Tracking the Variants

We have been informed today, in addition to spreading more quickly, it also now appears that there is some evidence that the new variant - the variant that was first identified in London and the South East - may be associated with a higher degree of mortality
~ Boris Johnson

It's all going to be about the [COVID-19] variants and the vaccine, and that will determine where we're going to be next year, the year after, and the year after that.
~ CBS, Mar 12, 2021

The Covid-19 variant B.1.1.7, aka the UK variant has been making news for the last few months. B.1.1.7 is estimated to be 40%–80% more transmissible than wild-type SARS-CoV-2 and was detected in the UK in November 2020 from a sample taken in September.
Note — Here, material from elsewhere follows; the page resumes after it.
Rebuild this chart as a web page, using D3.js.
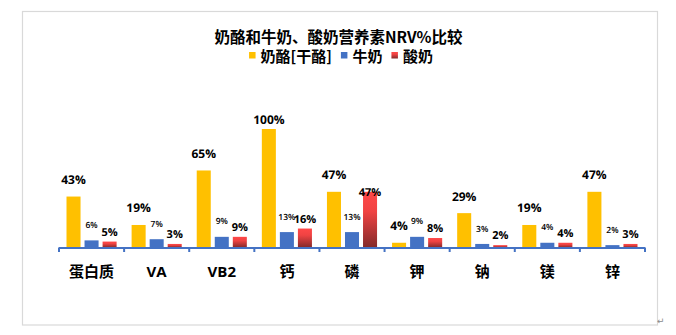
<!DOCTYPE html>
<html>
<head>
<meta charset="utf-8">
<script src="https://cdn.jsdelivr.net/npm/d3@7"></script>
<style>
  html, body { margin: 0; padding: 0; background: #fff; }
  svg { display: block; }
</style>
</head>
<body>
<svg id="chart" width="676" height="335"></svg>
<script>
const title = "奶酪和牛奶、酸奶营养素NRV%比较";
const categories = ["蛋白质", "VA", "VB2", "钙", "磷", "钾", "钠", "镁", "锌"];
const seriesNames = ["奶酪[干酪]", "牛奶", "酸奶"];
const cheese = [43, 19, 65, 100, 47, 4, 29, 19, 47];
const milk = [6, 7, 9, 13, 13, 9, 3, 4, 2];
const yogurt = [5, 3, 9, 16, 47, 8, 2, 4, 3];

const FONT = '"Open Sans","Noto Sans CJK SC",sans-serif';
const CJK = '"Noto Sans CJK SC","Open Sans",sans-serif';
const colors = ["#FFC000", "#4472C4", "url(#redGrad)"];

const svg = d3.select("#chart");

// gradient for yogurt bars
const defs = svg.append("defs");
const g = defs.append("linearGradient").attr("id", "redGrad")
  .attr("x1", 0).attr("y1", 0).attr("x2", 0).attr("y2", 1);
g.append("stop").attr("offset", "0%").attr("stop-color", "#FF4848");
g.append("stop").attr("offset", "35%").attr("stop-color", "#F04343");
g.append("stop").attr("offset", "100%").attr("stop-color", "#832A2A");

// outer frame
svg.append("rect").attr("x", 22.5).attr("y", 11.5).attr("width", 635).attr("height", 313.5)
  .attr("fill", "#fff").attr("stroke", "#D9D9D9").attr("stroke-width", 1.2);
svg.append("text").attr("x", 657).attr("y", 324).attr("font-size", 9)
  .attr("font-family", "DejaVu Sans").attr("fill", "#8a8a8a").text("↵");

// title
svg.append("text").attr("x", 338.5).attr("y", 42.5).attr("text-anchor", "middle")
  .attr("font-family", CJK).attr("font-weight", "bold").attr("font-size", 15.5)
  .attr("fill", "#000").text(title);

// legend
const legend = svg.append("g");
let lx = 0;
seriesNames.forEach((name, i) => {
  const item = legend.append("g").attr("transform", `translate(${lx},0)`);
  item.append("rect").attr("x", 0).attr("y", 52).attr("width", 6.5).attr("height", 6.5)
    .attr("fill", colors[i]);
  const t = item.append("text").attr("x", 11.5).attr("y", 62)
    .attr("font-family", CJK).attr("font-weight", "bold").attr("font-size", 15)
    .attr("fill", "#000").text(name);
  const w = t.node().getComputedTextLength();
  lx += 11.5 + w + 9;
});
const legendW = lx - 9;
legend.attr("transform", `translate(${341 - legendW / 2},0)`);

// scales
const x = d3.scaleBand().domain(categories).range([59, 645]);
const seriesIdx = [0, 1, 2];
const bw = x.bandwidth();
const x1 = d3.scaleBand().domain(seriesIdx).range([7.5, bw - 7.5]).paddingInner(0.222);
const y = d3.scaleLinear().domain([0, 100]).range([247.5, 129]);

const data = categories.map((c, i) => ({ c, v: [cheese[i], milk[i], yogurt[i]] }));

const groups = svg.append("g").selectAll("g").data(data).join("g")
  .attr("transform", d => `translate(${x(d.c)},0)`);

groups.selectAll("rect").data(d => d.v.map((v, s) => ({ v, s }))).join("rect")
  .attr("x", d => x1(d.s)).attr("width", x1.bandwidth())
  .attr("y", d => y(d.v)).attr("height", d => y(0) - y(d.v))
  .attr("fill", d => colors[d.s]);

// value labels
const labelStyle = [
  { size: 12, weight: "bold" },
  { size: 8.5, weight: 600 },
  { size: 11, weight: "bold" }
];
function labelY(d) {
  const top = y(d.v);
  if (d.s === 0) return Math.max(top - 12.5, 123.5);
  if (d.s === 1) return top - 12.4;
  return d.v > 40 ? top + 4.5 : top - 6;
}
groups.selectAll("text.val").data(d => d.v.map((v, s) => ({ v, s }))).join("text")
  .attr("class", "val")
  .attr("x", d => x1(d.s) + x1.bandwidth() / 2)
  .attr("y", labelY)
  .attr("text-anchor", "middle")
  .attr("font-family", FONT)
  .attr("font-size", d => labelStyle[d.s].size)
  .attr("font-weight", d => labelStyle[d.s].weight)
  .attr("fill", "#000")
  .style("text-rendering", "geometricPrecision")
  .text(d => d.v + "%");

// axis
const axisG = svg.append("g");
axisG.append("line").attr("x1", 59).attr("x2", 645).attr("y1", y(0) + 0.5).attr("y2", y(0) + 0.5)
  .attr("stroke", "#4472C4").attr("stroke-width", 2);
const bounds = categories.map(c => x(c)).concat([x.range()[1]]);
axisG.selectAll("line.tick").data(bounds).join("line").attr("class", "tick")
  .attr("x1", d => d).attr("x2", d => d)
  .attr("y1", y(0)).attr("y2", y(0) + 4.5)
  .attr("stroke", "#4472C4").attr("stroke-width", 2);

const labels = svg.append("g").attr("transform", `translate(0,${y(0)})`)
  .call(d3.axisBottom(x).tickSize(0).tickPadding(0));
labels.select(".domain").remove();
labels.selectAll("text")
  .attr("y", 29.5).attr("dy", 0)
  .attr("font-family", FONT).attr("font-weight", "bold").attr("font-size", 15)
  .attr("fill", "#000");
</script>
</body>
</html>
I wanted to take a look at its development so I downloaded the latest data from GISAID on March 18, 2021. The data included a tab delimited meta file containing 769,387 observational rows of 28 variables. The first things I wanted to look at was the time course of the variant in the USA and the UK.

B.1.1.7 has an E484K mutation in the spike protein. This mutations is concerning because it is postulated to reduce vaccine effectiveness.

I wrote a bit of R code to extract the rows from a specific country of exposure and pangolin lineage, and summarize and count the data. The code could probably been simplified to avoid the intermediate data frames, but they make debugging easier.

#' filter_meta
#' filter GISAID meta file by pango_lineage and country of exposure.
#' Data is summarized by date and percent of linage for each date is calculated.
#' Optionally a plot of the lineage's per cent of the total samples can be displayed
#'
#' @param df - a GISAID metafile
#' @param country - country of exposure
#' @param lineage - pango lineage
#' @param plot - a boolean, TRUE to plot
#' @param title - an optional title for the plot 
#'
#' @return df -a data frame
#'         with columns date, count of all lineage, count of chosen lineage, and pct of chosen lineage
#'         
filter_meta <- function(df, country, lineage, plot = TRUE, title = NULL) {
  require(tidyverse)
  
  # filter by country and select columns
  df2 <- df %>% 
    filter(country_exposure == {{ country }}) %>% 
    select(date, country_exposure, pango_lineage) %>% 
    group_by(date, pango_lineage ) %>% 
    count()
  
  # count each linage by date
  df3 <- df2 %>%
    group_by(date) %>%
    summarize(count = sum(n))
  
  # filter by lineage
  df4 <- df2 %>%
    filter(pango_lineage == {{ lineage }}) %>%
    ungroup() %>%
    select(date, n) %>%
    rename(lineage_count = n)
  
  # combine the tables
  df5 <- left_join(df3, df4) %>%
    replace_na(list(lineage_count = 0)) %>%
    mutate(pct = lineage_count / count) %>%
    na.omit()
  
  if(plot) {
    p <- ggplot(df5)  + 
      geom_area(aes(x = date, y = count, color='All Lineages'), alpha=0.6 , size=1) + 
      geom_area(aes(x = date, y = lineage_count, color = {{ lineage }}), alpha=0.6 , size=1) + 
      scale_color_manual("", breaks = c('All Lineages', {{ lineage }}), values = c('black', 'red')) +
      ylab('Count') +
      xlab('Date')
    
    if(! is.null(title)) {
      p <- p + ggtitle(title)
    }
    
    print(p)
  }
  
  return(df5)
}

We can see how B.1.1.7 took over the United Kingdom data in this plot.

You can see how B.1.1.1 began to show up in the data around November and quickly became dominant.

In the US, story is different. The variant hasn't yet become dominant in the data.

The US has lagged the UK in sequencing. The GISAID data contains 287,309 United Kingdom sequences, while only containing 180,571 US sequence. Given the differences in population between the two countries, the UK data is a better representation of the status of the disease in the population. In terms of the B.1.1.7 variant, the UK data contains 120,141 sequences (42%). The US data contains 4,322 B.1.1.7 sequence (2%), but the counts will likely be climbing in the near future.